Sure, you can create all kinds of stuff, what with 3D printers and, for example, audio production gear that a decade and a half ago cost many thousands of £$€¥ and required a dedicated recording studio now costing a fraction of the price and fitting onto a home computer or tablet device. And with that extra free time automation and the wholesale outsourcing of the West's manufacturing industry has brought, opportunities for creating exist like never before! Just don't expect to eat or keep a roof over your head.

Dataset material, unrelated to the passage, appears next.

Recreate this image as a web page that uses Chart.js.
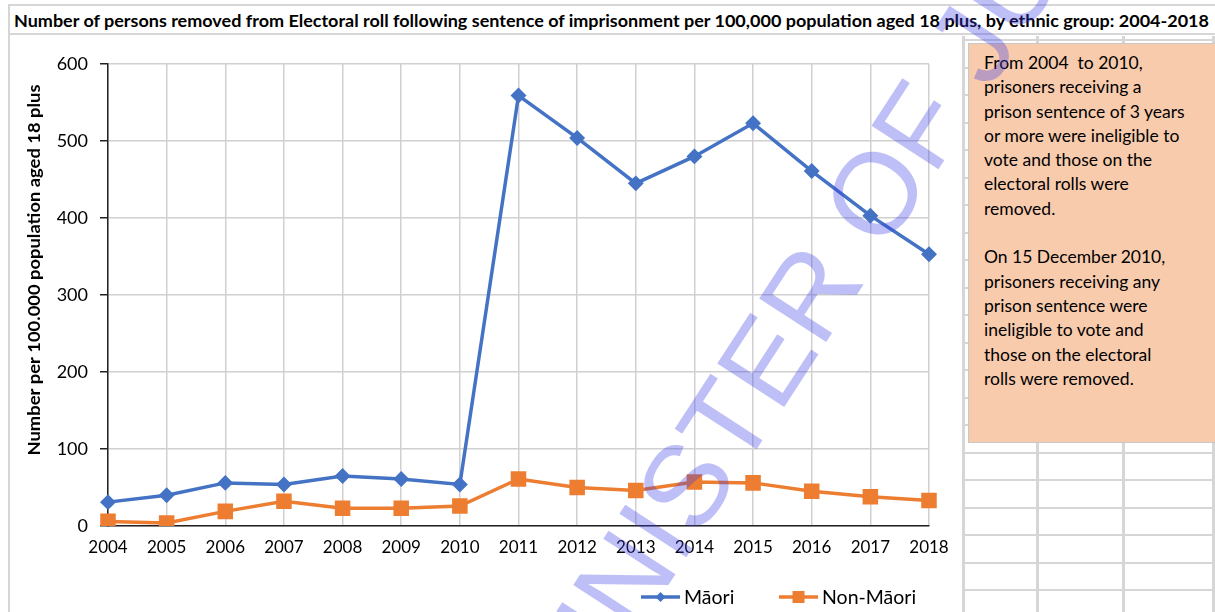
<!DOCTYPE html>
<html>
<head>
<meta charset="utf-8">
<script src="https://cdn.jsdelivr.net/npm/chart.js@4.4.1/dist/chart.umd.min.js"></script>
<style>
  html, body { margin:0; padding:0; background:#fff; }
  body { width:1215px; height:612px; position:relative; overflow:hidden; font-family: Lato, "Open Sans", sans-serif; }
  #titlebox { position:absolute; left:8px; top:4px; width:1207px; height:31px; border-top:2px solid #d6d6d6; border-bottom:2px solid #d6d6d6; border-left:2px solid #d6d6d6; box-sizing:border-box; background:#fff; }
  #title { position:absolute; left:4px; top:4px; font-weight:700; font-size:17px; color:#000; white-space:nowrap; transform-origin:0 0; }
  #leftline { position:absolute; left:8px; top:35px; width:2px; height:577px; background:#d6d6d6; }
  #grid { position:absolute; left:962px; top:36px; width:253px; height:576px;
          background-image: repeating-linear-gradient(to bottom, #d6d6d6 0px, #d6d6d6 2px, transparent 2px, transparent 27.5px);
          background-position: 0 3px; }
  .vcol { position:absolute; top:36px; width:3px; height:576px; background:#d6d6d6; }
  #note { position:absolute; left:968px; top:43px; width:247px; height:400px; background:#F8CBAD; border:1px solid #c8c8c8; border-right:none; box-sizing:border-box;
          padding:7px 0 0 15px; font-size:17.5px; line-height:24.3px; color:#000; }
  #chartwrap { position:absolute; left:9px; top:38px; width:953px; height:574px; }
  #wm { position:absolute; left:0; top:0; width:1215px; height:612px; pointer-events:none; }
</style>
</head>
<body>
<div id="grid"></div>
<div class="vcol" style="left:962px"></div>
<div class="vcol" style="left:1036px"></div>
<div class="vcol" style="left:1122px"></div>
<div class="vcol" style="left:1212px"></div>
<div id="leftline"></div>
<div id="titlebox"><span id="title">Number of persons removed from Electoral roll following sentence of imprisonment per 100,000 population aged 18 plus, by ethnic group: 2004-2018</span></div>
<div id="note">From 2004&nbsp; to 2010,<br>prisoners receiving a<br>prison sentence of 3 years<br>or more were ineligible to<br>vote and those on the<br>electoral rolls were<br>removed.<br><br>On 15 December 2010,<br>prisoners receiving any<br>prison sentence were<br>ineligible to vote and<br>those on the electoral<br>rolls were removed.</div>
<div id="chartwrap"><canvas id="c" width="953" height="574"></canvas></div>
<canvas id="wm" width="1215" height="612"></canvas>
<script>
// ---- data ----
const years = ['2004','2005','2006','2007','2008','2009','2010','2011','2012','2013','2014','2015','2016','2017','2018'];
const maori = [31, 40, 56, 54, 65, 61, 54, 559, 504, 445, 480, 523, 461, 403, 353];
const nonMaori = [6, 4, 19, 32, 23, 23, 26, 61, 50, 46, 57, 56, 45, 38, 33];
const seriesNames = ['Māori', 'Non-Māori'];
const yTitle = 'Number per 100.000 population aged 18 plus';
const watermarkText = 'MINISTER OF JUSTICE';

// fit title width
(function(){
  const t = document.getElementById('title');
  const w = t.getBoundingClientRect().width;
  t.style.transform = 'scaleX(' + (1195 / w) + ')';
})();

const FONT = 'Lato, "Open Sans", sans-serif';

const customDraw = {
  id: 'customDraw',
  afterDraw(chart) {
    const ctx = chart.ctx;
    // y-axis title
    ctx.save();
    ctx.font = '700 17px ' + FONT;
    const tw = ctx.measureText(yTitle).width;
    ctx.translate(26, 232);
    ctx.rotate(-Math.PI / 2);
    ctx.scale(371 / tw, 1);
    ctx.fillStyle = '#000';
    ctx.textAlign = 'center';
    ctx.textBaseline = 'middle';
    ctx.fillText(yTitle, 0, 0);
    ctx.restore();
    // legend
    const items = [
      {x0: 632, x1: 671, tx: 675, ds: chart.data.datasets[0]},
      {x0: 770, x1: 809, tx: 813, ds: chart.data.datasets[1]}
    ];
    const ly = 559;
    items.forEach(it => {
      ctx.save();
      ctx.strokeStyle = it.ds.borderColor;
      ctx.lineWidth = 3.5;
      ctx.beginPath(); ctx.moveTo(it.x0, ly); ctx.lineTo(it.x1, ly); ctx.stroke();
      ctx.fillStyle = it.ds.borderColor;
      const cx = (it.x0 + it.x1) / 2;
      if (it.ds.pointStyle === 'rectRot') {
        const r = 5;
        ctx.beginPath(); ctx.moveTo(cx, ly - r); ctx.lineTo(cx + r, ly); ctx.lineTo(cx, ly + r); ctx.lineTo(cx - r, ly); ctx.closePath(); ctx.fill();
      } else {
        ctx.fillRect(cx - 6, ly - 6, 12, 12);
      }
      ctx.fillStyle = '#000';
      ctx.font = '19.5px ' + FONT;
      ctx.textAlign = 'left';
      ctx.textBaseline = 'middle';
      ctx.fillText(it.ds.label, it.tx, ly + 1);
      ctx.restore();
    });
  }
};

new Chart(document.getElementById('c'), {
  type: 'line',
  data: {
    labels: years,
    datasets: [
      { label: seriesNames[0], data: maori, borderColor: '#4472C4', backgroundColor: '#4472C4',
        borderWidth: 3.5, pointStyle: 'rectRot', pointRadius: 5.5, pointHoverRadius: 5.5, tension: 0 },
      { label: seriesNames[1], data: nonMaori, borderColor: '#ED7D31', backgroundColor: '#ED7D31',
        borderWidth: 3.5, pointStyle: 'rect', pointRadius: 8.5, pointHoverRadius: 8.5, tension: 0 }
    ]
  },
  options: {
    responsive: false,
    animation: false,
    layout: { padding: { left: 0, top: 26, right: 33, bottom: 0 } },
    plugins: { legend: { display: false }, tooltip: { enabled: false }, title: { display: false } },
    scales: {
      x: {
        offset: false,
        grid: { color: '#d0d0d0', lineWidth: 1.5, drawTicks: false },
        border: { color: '#222', width: 1.5 },
        ticks: { color: '#000', font: { family: FONT, size: 17 }, padding: 11, maxRotation: 0, autoSkip: false },
        afterFit: s => { s.height = 86; }
      },
      y: {
        min: 0, max: 600,
        grid: { color: '#d0d0d0', lineWidth: 1.5, tickColor: '#222', tickLength: 8, tickWidth: 1.5 },
        border: { color: '#222', width: 1.5 },
        ticks: { stepSize: 100, color: '#000', font: { family: FONT, size: 18 }, padding: 12 },
        afterFit: s => { s.width = 99; }
      }
    }
  },
  plugins: [customDraw]
});

// watermark overlay
(function(){
  const c = document.getElementById('wm');
  const ctx = c.getContext('2d');
  ctx.font = '116px "Liberation Sans", Arial, sans-serif';
  const pre = ctx.measureText('MINI').width;
  const sW = ctx.measureText('S').width;
  const px = pre + sW / 2, py = -42;
  const th = -57 * Math.PI / 180;
  const cos = Math.cos(th), sin = Math.sin(th);
  const rx = px * cos - py * sin, ry = px * sin + py * cos;
  const ox = 684 - rx, oy = 484 - ry;
  ctx.translate(ox, oy);
  ctx.rotate(th);
  ctx.fillStyle = 'rgba(60,60,235,0.33)';
  ctx.fillText(watermarkText, 0, 0);
})();
</script>
</body>
</html>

Earning a living as a writer, musician/producer, painter, multimedia artist or pretty much any artistic pursuit has never been easy. Especially if your creations aren't easily marketed and sold to the masses. Hence "starving artists". But, yes, the digital era has made it more affordable for people so inclined to create original and innovative art and, just as important, it's made it much, much easier to reach a potential audience. Writers have benefited immensely from this development. But, and it's a big but, to actually make a decent living as a writer of fiction is a different story altogether. This is true for musicians and other artists too but this is a writer's blog so I'll stay with that example.

One company in particular has grown to become an effective monopoly in the publishing world. Even if an author doesn't deal with them directly, their agent or publisher certainly has. It's unavoidable. And this company is known for strong-arming smaller publishing houses, significantly downward impacting an author's earning potential, unsavoury business practices in general. They are also known for their high-pressure, low-wage warehouse operations (which are outsourced to hiring agencies so the company remains one step removed and evades responsibility for how workers are treated). They are also allergic to paying tax and have a CEO who does a good impression of a first-rate sociopathic arsehole. I am of course referring to the 'A' company that isn't Apple. Want your books to sell enough copies to keep you clothed and fed? You're likely gonna be dealing with that company and they are not your friend.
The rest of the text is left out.